A transient failure could be e.g. a temporary unavailability of the service or lost of a connection.

In such cases high frequent retries are counter-productive and should be avoided.

The most common approach to handle retries in such cases is to implement an Exponential backoff, there are different client libraries implementing such back off, e.g. in the java ecosystem the following is common: https://resilience4j.readme.io/docs/retry.

In general Bosch IoT Hub recommends the following retry behavior:

Type: Exponential back off

Initial retry: 200 milliseconds (The pause to wait at minimum after a previously successful action failed.)

Minimum retry value: 200 milliseconds (The pause to wait at least in between retry attempts.)

Maximum retry value: 300 seconds (The maximum pause to wait between retry attempts.)

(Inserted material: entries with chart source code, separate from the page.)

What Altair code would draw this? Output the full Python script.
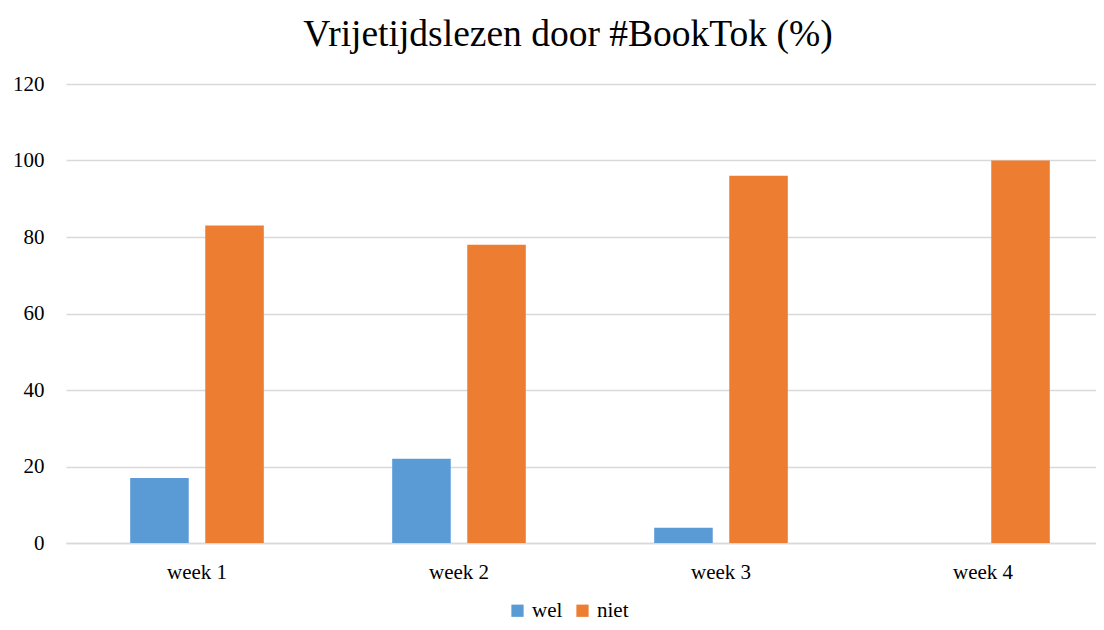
import altair as alt
import pandas as pd

weeks = ["week 1", "week 2", "week 3", "week 4"]
wel = [17, 22, 4, 0]
niet = [83, 78, 96, 100]
series = ["wel", "niet"]
colors = ["#5B9BD5", "#ED7D31"]

rows = []
for i, w in enumerate(weeks):
    rows.append({"week": w, "serie": "wel", "value": wel[i]})
    rows.append({"week": w, "serie": "niet", "value": niet[i]})
df = pd.DataFrame(rows)

FONT = "Liberation Serif"

chart = alt.Chart(df).mark_bar().encode(
    x=alt.X("week:N", sort=weeks, title=None,
            scale=alt.Scale(paddingInner=0.49, paddingOuter=0.245),
            axis=alt.Axis(labelAngle=0, labelFontSize=21, labelFont=FONT, labelColor="#000000",
                          ticks=False, labelPadding=18, domainColor="#d9d9d9", domainWidth=1.5)),
    xOffset=alt.XOffset("serie:N", sort=series, scale=alt.Scale(paddingInner=0.22, paddingOuter=0)),
    y=alt.Y("value:Q", title=None,
            scale=alt.Scale(domain=[0, 120]),
            axis=alt.Axis(values=[0, 20, 40, 60, 80, 100, 120], labelFontSize=21, labelFont=FONT,
                          labelColor="#000000", ticks=False, domain=False, labelPadding=22,
                          gridColor="#d9d9d9", gridWidth=1.5)),
    color=alt.Color("serie:N", sort=series,
                    scale=alt.Scale(domain=series, range=colors),
                    legend=alt.Legend(title=None, orient="none", direction="horizontal",
                                      legendX=441, legendY=516,
                                      symbolType="square", symbolSize=150, symbolStrokeWidth=0,
                                      labelFont=FONT, labelFontSize=21, labelColor="#000000",
                                      columnPadding=9, labelOffset=4)),
).properties(
    width=1048,
    height=459,
    title=alt.TitleParams("Vrijetijdslezen door #BookTok (%)", font=FONT, fontSize=37.5,
                          fontWeight="normal", color="#000000", anchor="middle", offset=20, dx=-22),
    autosize=alt.AutoSizeParams(type="none"),
    padding={"left": 58, "top": 76, "right": -18, "bottom": 80},
).configure_view(stroke=None)

chart.save("out.html", embed_options={"renderer": "svg", "actions": False})
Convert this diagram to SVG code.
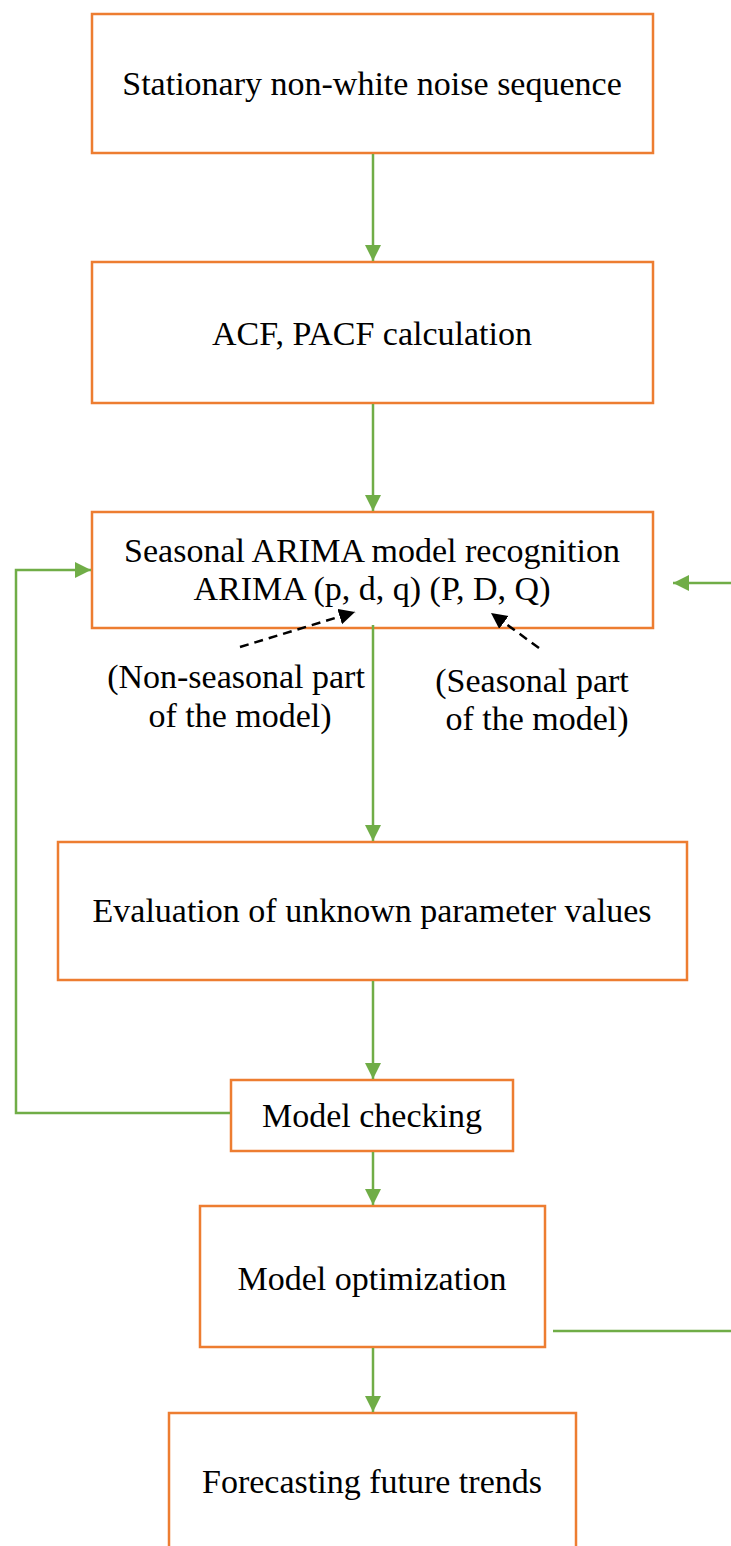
<svg xmlns="http://www.w3.org/2000/svg" width="731" height="1546" viewBox="0 0 731 1546">
<defs>
<style>
.box{fill:#fff;stroke:#ED7D31;stroke-width:2.5}
.t{font-family:"Liberation Serif","Times New Roman",serif;font-size:34px;fill:#000;text-anchor:middle}
.g{fill:none;stroke:#70AD47;stroke-width:2.5}
.d{fill:none;stroke:#000;stroke-width:2.5;stroke-dasharray:9,6}
</style>
<marker id="ga" markerUnits="userSpaceOnUse" markerWidth="18" markerHeight="18" refX="16" refY="8" orient="auto">
<path d="M0,0 L16,8 L0,16 Z" fill="#70AD47"/>
</marker>
<marker id="ba" markerUnits="userSpaceOnUse" markerWidth="18" markerHeight="18" refX="16" refY="8" orient="auto">
<path d="M0,0 L16,8 L0,16 Z" fill="#000"/>
</marker>
</defs>
<rect width="731" height="1546" fill="#fff"/>
<g id="n1"><rect class="box" x="92" y="14" width="561" height="139"/><text class="t" x="372" y="95">Stationary non-white noise sequence</text></g>
<g id="n2"><rect class="box" x="92" y="262" width="561" height="141"/><text class="t" x="372" y="345">ACF, PACF calculation</text></g>
<g id="n3"><rect class="box" x="92" y="512" width="561" height="116"/><text class="t" x="372" y="562">Seasonal ARIMA model recognition</text><text class="t" x="372" y="600">ARIMA (p, d, q) (P, D, Q)</text></g>
<g id="l1"><text class="t" x="236" y="688">(Non-seasonal part</text><text class="t" x="240" y="727">of the model)</text></g>
<g id="l2"><text class="t" x="532" y="692">(Seasonal part</text><text class="t" x="537" y="730">of the model)</text></g>
<g id="n4"><rect class="box" x="58" y="842" width="629" height="138"/><text class="t" x="372" y="922">Evaluation of unknown parameter values</text></g>
<g id="n5"><rect class="box" x="231" y="1080" width="282" height="71"/><text class="t" x="372" y="1127">Model checking</text></g>
<g id="n6"><rect class="box" x="200" y="1206" width="345" height="141"/><text class="t" x="372" y="1290">Model optimization</text></g>
<g id="n7"><rect class="box" x="169" y="1413" width="407" height="160"/><text class="t" x="372" y="1493">Forecasting future trends</text></g>
<g id="connectors">
<line class="g" x1="373" y1="154" x2="373" y2="261" marker-end="url(#ga)"/>
<line class="g" x1="373" y1="404" x2="373" y2="511" marker-end="url(#ga)"/>
<line class="g" x1="373" y1="625" x2="373" y2="841" marker-end="url(#ga)"/>
<line class="g" x1="373" y1="981" x2="373" y2="1079" marker-end="url(#ga)"/>
<line class="g" x1="373" y1="1152" x2="373" y2="1205" marker-end="url(#ga)"/>
<line class="g" x1="373" y1="1348" x2="373" y2="1412" marker-end="url(#ga)"/>
<polyline class="g" points="230,1113 16,1113 16,570 91,570" marker-end="url(#ga)"/>
<line class="g" x1="731" y1="583" x2="673" y2="583" marker-end="url(#ga)"/>
<line class="g" x1="553" y1="1331" x2="731" y2="1331"/>
<line class="d" x1="240" y1="647" x2="355" y2="612" marker-end="url(#ba)"/>
<line class="d" x1="539" y1="648" x2="491" y2="613" marker-end="url(#ba)"/>
</g>
</svg>
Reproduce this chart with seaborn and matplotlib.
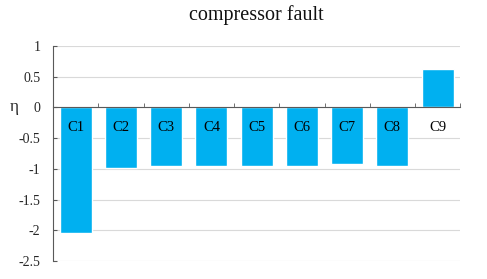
import numpy as np
import seaborn as sns
import matplotlib.pyplot as plt
from matplotlib.ticker import FixedLocator, FuncFormatter

categories = ['C1', 'C2', 'C3', 'C4', 'C5', 'C6', 'C7', 'C8', 'C9']
eta = [-2.05, -0.98, -0.95, -0.95, -0.95, -0.95, -0.92, -0.95, 0.62]
y_ticks = [1, 0.5, 0, -0.5, -1, -1.5, -2, -2.5]

sns.set_style('white')
plt.rcParams['font.family'] = ['Liberation Serif', 'DejaVu Serif']

fig = plt.figure(figsize=(4.87, 2.79), dpi=100)
ax = fig.add_axes([0.109, 0.0645, 0.836, 0.7705])

sns.barplot(x=categories, y=eta, color='#00B0F0', saturation=1, width=0.71, ax=ax)

ax.set_xlim(-0.5, len(categories) - 0.5)
ax.set_ylim(-2.5, 1)
ax.set_yticks(y_ticks)
ax.yaxis.set_major_formatter(FuncFormatter(lambda v, p: f'{v:g}'))
ax.yaxis.grid(True, color='#d9d9d9', linewidth=0.8)
ax.set_axisbelow(True)

# category axis sits on the zero line, ticks between bars pointing up
ax.spines['bottom'].set_position(('data', 0))
ax.spines['bottom'].set_color('#595959')
ax.spines['left'].set_color('#595959')
ax.spines['top'].set_visible(False)
ax.spines['right'].set_visible(False)
ax.set_xticks([])
ax.xaxis.set_minor_locator(FixedLocator(np.arange(-0.5, len(categories), 1)))
ax.tick_params(axis='x', which='minor', direction='in', length=3, color='#595959', bottom=True)
ax.tick_params(axis='y', which='major', direction='in', length=3, color='#595959', left=True,
               labelsize=10, pad=9, labelcolor='#262626')

for i, c in enumerate(categories):
    ax.annotate(c, (i, 0), textcoords='offset points', xytext=(0, -10),
                ha='center', va='top', fontsize=10.5, color='black')

ax.set_ylabel('η', rotation=0, fontsize=12.5, va='center', ha='center')
ax.yaxis.set_label_coords(-0.095, 2.5 / 3.5)
ax.set_title('compressor fault', fontsize=14.5, pad=19, color='#111111')

plt.savefig('out.png', dpi=100)
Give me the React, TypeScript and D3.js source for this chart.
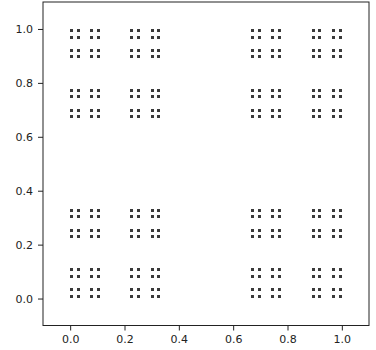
import { useEffect, useRef } from "react";
import * as d3 from "d3";

const width = 376;
const height = 350;
const marginLeft = 43;
const marginRight = 7;
const marginTop = 2;
const marginBottom = 24.5;

// Cantor dust coordinates (level 4)
const xValues = [
  0.0, 0.025, 0.074, 0.099, 0.222, 0.247, 0.296, 0.321,
  0.667, 0.691, 0.741, 0.765, 0.889, 0.914, 0.963, 0.988,
];
const yValues = [
  0.009, 0.034, 0.083, 0.108, 0.231, 0.256, 0.305, 0.33,
  0.676, 0.7, 0.75, 0.774, 0.898, 0.923, 0.972, 0.997,
];
const tickValues = [0, 0.2, 0.4, 0.6, 0.8, 1.0];

const points = xValues.flatMap((x) => yValues.map((y) => ({ x, y })));

const CantorDust = () => {
  const xRef = useRef<SVGGElement>(null);
  const yRef = useRef<SVGGElement>(null);

  const xScale = d3
    .scaleLinear()
    .domain([-0.1, 1.1])
    .range([marginLeft, width - marginRight]);
  const yScale = d3
    .scaleLinear()
    .domain([-0.1, 1.1])
    .range([height - marginBottom, marginTop]);

  useEffect(() => {
    const xAxis = d3
      .axisBottom(xScale)
      .tickValues(tickValues)
      .tickFormat(d3.format(".1f"))
      .tickSize(5)
      .tickPadding(5)
      .tickSizeOuter(0);
    const yAxis = d3
      .axisLeft(yScale)
      .tickValues(tickValues)
      .tickFormat(d3.format(".1f"))
      .tickSize(5)
      .tickPadding(5)
      .tickSizeOuter(0);
    const gx = d3.select(xRef.current!).call(xAxis);
    const gy = d3.select(yRef.current!).call(yAxis);
    [gx, gy].forEach((g) => {
      g.select(".domain").remove();
      g.selectAll("line").attr("stroke", "#222").attr("stroke-width", 1);
      g.selectAll("text")
        .attr("fill", "#222")
        .attr("font-size", 11)
        .attr("font-family", "DejaVu Sans");
    });
  }, []);

  return (
    <svg
      width={width}
      height={height}
      style={{ position: "absolute", left: 0, top: 0, background: "#fff" }}
    >
      <g className="points">
        {points.map((d, i) => (
          <rect
            key={i}
            x={Math.round(xScale(d.x))}
            y={Math.round(yScale(d.y)) - 1}
            width={3}
            height={3}
            fill="#3a3a3a"
          />
        ))}
      </g>
      <g ref={xRef} transform={`translate(0,${height - marginBottom})`} />
      <g ref={yRef} transform={`translate(${marginLeft},0)`} />
      <rect
        x={marginLeft}
        y={marginTop}
        width={width - marginLeft - marginRight}
        height={height - marginTop - marginBottom}
        fill="none"
        stroke="#222"
        strokeWidth={1}
      />
    </svg>
  );
};

export default function App() {
  return <CantorDust />;
}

Depending on the used protocol (HTTP, MQTT, CoAP, etc.) the according protocol specification might contain further recommendations which should be considered as well.

Client connection drop detection

Bosch IoT Hub offers clients to connect by various protocols, and each of those protocols got individual means how to establish a connection.

Some protocols might use a new connection for each request (e.g. HTTP (without connection-reuse)), some might be able to reuse connections (e.g. MQTT) for multiple requests.

In case of protocols which allow reusing an existing connections devices must be able to handle connection drops.

The specification of the used protocol contains in general information how to detect and handle such cases.

Most commonly a keep alive mechanism is used on the protocol layer.

The protocol adapter specific implementation / configuration notes are documented on the respective protocol adapter documentation page. See Inactivity Timeout in MQTT Adapter as an example.